The thing I like most about Game of Thrones is that it sets up what appears to be a very cliche story in the early episodes, then brutally subverts it in later episodes. It departs from standard storytelling (especially television) rules in numerous different ways, particularly with regards to the concept of a protagonist. Which is why you’re 100% going to miss the brilliance of the show if you only watch the first two episodes.
Amateur Barbarian, BrokenBriton, I’m wondering what TV shows do you think are better than Game of Thrones? In a way I’m sympathetic to your cause. Because of the heaps of praise it receives, I’ve twice made a genuine effort to get into The Wire. But both times I found it unappealing and gave up. So I know where you’re coming from. But it’s hard to have a conversation on the matter if we don’t know what works you comparing it to.
A lot of things about Game of Thrones get a ton of praise, but one aspect that I think is a bit under praised is the original music. The music during the big battle in the second season is particularly excellent. It blends two characters themes together while also reving them up and incorporating diegetic war drums.
So, to recap - OP is friends with people who write in the genre. He thinks their writing is better than GRRM’s - but he thinks even their stuff is “pablum”. He dislikes the entire genre. So, naturally, he decides to watch Game of Thrones.
Surprisingly, disappointment ensues.
I just specifically said the opposite. Thanks for playing.
I also said there were many shows I thought I would dislike and on sampling them, liked quite a bit. From all the hype, I thought GOT might actually take a fresher approach to this worn-out genre. It doesn’t. Disappointment ensues. Here are some lovely parting gifts.
I’m not making a comparison, I’m not sure that helps.
My main point - alrerady made - is that the sheer quantity of characters, families, story arcs necessarily mean there is next to zero character development.
Also, every story arc is reduced to bullitt point scenes.
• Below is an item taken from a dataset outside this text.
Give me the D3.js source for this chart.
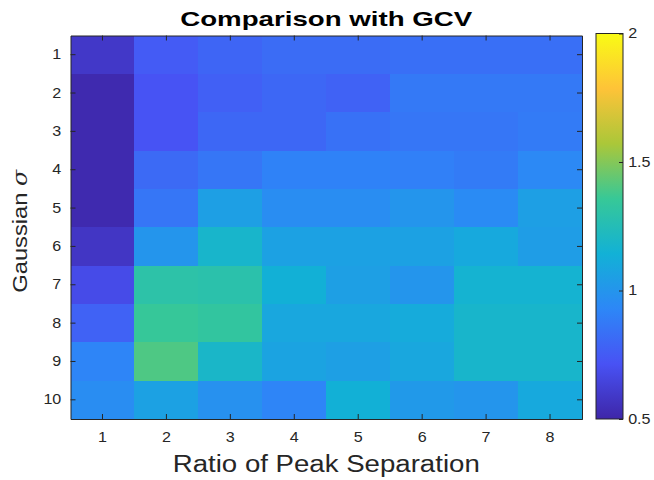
<!DOCTYPE html>
<html>
<head>
<meta charset="utf-8">
<script src="https://cdn.jsdelivr.net/npm/d3@7"></script>
<style>
  body { margin: 0; background: #fff; }
  svg { display: block; font-family: "Liberation Sans", Arial, Helvetica, sans-serif; }
  .axis text { fill: #262626; font-size: 14px; }
  .axis line, .axis path { stroke: #262626; }
</style>
</head>
<body>
<script>
// ratio of peak separation (columns) and gaussian sigma (rows)
const ratios = [1, 2, 3, 4, 5, 6, 7, 8];
const sigmas = [1, 2, 3, 4, 5, 6, 7, 8, 9, 10];

// one array per sigma row
const row1  = [0.59, 0.75, 0.79, 0.82, 0.82, 0.83, 0.83, 0.83];
const row2  = [0.52, 0.72, 0.77, 0.80, 0.78, 0.87, 0.87, 0.87];
const row3  = [0.52, 0.72, 0.80, 0.80, 0.84, 0.86, 0.86, 0.88];
const row4  = [0.52, 0.81, 0.86, 0.91, 0.91, 0.90, 0.88, 0.94];
const row5  = [0.52, 0.86, 1.05, 0.96, 0.96, 1.00, 0.95, 1.05];
const row6  = [0.58, 1.00, 1.18, 1.06, 1.06, 1.06, 1.10, 1.04];
const row7  = [0.68, 1.30, 1.29, 1.14, 1.05, 1.00, 1.16, 1.16];
const row8  = [0.78, 1.35, 1.33, 1.09, 1.09, 1.11, 1.18, 1.18];
const row9  = [0.92, 1.40, 1.19, 1.07, 1.05, 1.09, 1.18, 1.18];
const row10 = [0.96, 1.06, 0.98, 0.92, 1.14, 1.02, 1.00, 1.10];
const rows = [row1, row2, row3, row4, row5, row6, row7, row8, row9, row10];

const cbTicks = [0.5, 1, 1.5, 2];
const cLimits = [0.5, 2];

// parula anchors (MATLAB parula(8))
const parula = ["#3e26a8", "#4852f4", "#2d87f7", "#12b1d6", "#37c897", "#abc739", "#fec338", "#f9fb15"];

const width = 654, height = 480;
const plotL = 70.5, plotR = 582, plotT = 35.5, plotB = 419;
const cbLeft = 596, cbRight = 623, cbTop = 33.5;

const svg = d3.select("body").append("svg")
  .attr("width", width)
  .attr("height", height);

const x = d3.scaleBand().domain(ratios).range([plotL, plotR]);
const y = d3.scaleBand().domain(sigmas).range([plotT, plotB]);

const color = d3.scaleLinear()
  .domain(parula.map((c, i) => cLimits[0] + i * (cLimits[1] - cLimits[0]) / (parula.length - 1)))
  .range(parula)
  .interpolate(d3.interpolateRgb)
  .clamp(true);

const cells = [];
rows.forEach((r, i) => r.forEach((v, j) => cells.push({ s: sigmas[i], r: ratios[j], v: v })));

svg.append("g").attr("shape-rendering", "crispEdges")
  .selectAll("rect")
  .data(cells).enter()
  .append("rect")
  .attr("x", d => x(d.r))
  .attr("y", d => y(d.s))
  .attr("width", x.bandwidth() + 0.5)
  .attr("height", y.bandwidth() + 0.5)
  .attr("fill", d => color(d.v));

// axes, ticks inside like matlab
const sx = "scale(1.15,1)";
const gx = svg.append("g").attr("class", "axis")
  .attr("transform", `translate(0,${plotB})`)
  .call(d3.axisBottom(x).tickSize(-5).tickSizeOuter(0).tickPadding(13));
gx.selectAll("text").attr("transform", sx);

svg.append("g").attr("class", "axis")
  .attr("transform", `translate(0,${plotT})`)
  .call(d3.axisTop(x).tickSize(-5).tickSizeOuter(0).tickFormat(""));

const gy = svg.append("g").attr("class", "axis")
  .attr("transform", `translate(${plotL},0)`)
  .call(d3.axisLeft(y).tickSize(-5).tickSizeOuter(0).tickPadding(8));
gy.selectAll("text").attr("transform", sx);

svg.append("g").attr("class", "axis")
  .attr("transform", `translate(${plotR},0)`)
  .call(d3.axisRight(y).tickSize(-5).tickSizeOuter(0).tickFormat(""));

// colorbar
const cy = d3.scaleLinear().domain(cLimits).range([plotB, cbTop]);
const grad = svg.append("defs").append("linearGradient")
  .attr("id", "parula")
  .attr("x1", 0).attr("y1", 1).attr("x2", 0).attr("y2", 0);
grad.selectAll("stop")
  .data(parula).enter()
  .append("stop")
  .attr("offset", (d, i) => i / (parula.length - 1))
  .attr("stop-color", d => d);

svg.append("rect")
  .attr("x", cbLeft).attr("y", cbTop)
  .attr("width", cbRight - cbLeft).attr("height", plotB - cbTop)
  .attr("fill", "url(#parula)")
  .attr("stroke", "#262626").attr("stroke-width", 1);

const gc = svg.append("g").attr("class", "axis")
  .attr("transform", `translate(${cbRight},0)`)
  .call(d3.axisRight(cy).tickValues(cbTicks).tickFormat(d3.format("~g"))
    .tickSize(-4).tickSizeOuter(0).tickPadding(4.5));
gc.select(".domain").remove();
gc.selectAll("text").attr("transform", sx);

// titles
svg.append("text")
  .attr("x", (plotL + plotR) / 2).attr("y", 26)
  .attr("text-anchor", "middle")
  .attr("font-weight", "bold").attr("font-size", 21)
  .attr("textLength", 292).attr("lengthAdjust", "spacingAndGlyphs")
  .attr("fill", "#000")
  .text("Comparison with GCV");

svg.append("text")
  .attr("x", (plotL + plotR) / 2).attr("y", 472)
  .attr("text-anchor", "middle")
  .attr("font-size", 23)
  .attr("textLength", 307).attr("lengthAdjust", "spacingAndGlyphs")
  .attr("fill", "#262626")
  .text("Ratio of Peak Separation");

const yl = svg.append("text")
  .attr("transform", `translate(27,${(plotT + plotB) / 2 + 4}) rotate(-90)`)
  .attr("text-anchor", "middle")
  .attr("font-size", 20)
  .attr("textLength", 123).attr("lengthAdjust", "spacingAndGlyphs")
  .attr("fill", "#262626");
yl.append("tspan").text("Gaussian ");
yl.append("tspan").attr("font-style", "italic").attr("font-family", "DejaVu Serif, serif").text("σ");
</script>
</body>
</html>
Minor grpe: They spent the entire first season telling us ‘war is coming’, and we seemed to end up with a busted cgi budget because the sea battle went missing.
People will cite examples of character A’s journey from here to there, but it won’t be nuanced, it won’t have any intellectual merit or worth. And then the character will die. This is seen as a strength.
But it doesn’t matter because here we go again … the weekly visit to the whorehouse and the chorus girl lineup.
It’s okay to not like quality writing, acting and production. But it’s not cool to pretend that quality writing, acting and production is shitty because you don’t like it.
Why would you, or anyone, think that you are the only one who doesn’t like something. There is, quite literally, nothing that has universal appeal. Hell, there are people who don’t like bacon!
There is lots of popular stuff I don’t like. I don’t like the highest rated show on TV, for fuck’s sake. There’s popular stuff I do like. And there is niche stuff I like that not many others like (such as 70s/80s progressive rock). It’s natural, and you are never alone in your like or dislike of something. Well, almost never…
I get the confusion. You were saying that you count some writers of fantasy among your friends AND there are shelves and shelves of fantasy pablum at B&N. I hope you can see were I might have been honestly confused for thinking you meant you’ve got friends that are among those that write said pablum.
But anyway, having read a fair amount of ‘high fantasy’ ( perhaps not as much as your writer friends ), I’m of the opinion that Martin’s stuff is a solid cut above average. And having been a consumer of a fair bit of TV, I think the same of the show. Fine if you disagree, as I’ve said - we all have opinions.
But out of curiosity, have you ever talked with your fantasy author friends about Martin’s writing within the genre? Did they have an opinion? I mean like I said I know fantasy fans that just flat-out dislike the books ( or at least elements of Martin’s writing ), but the general gist I get is they are not counted among the pablum, even by people who aren’t me ;).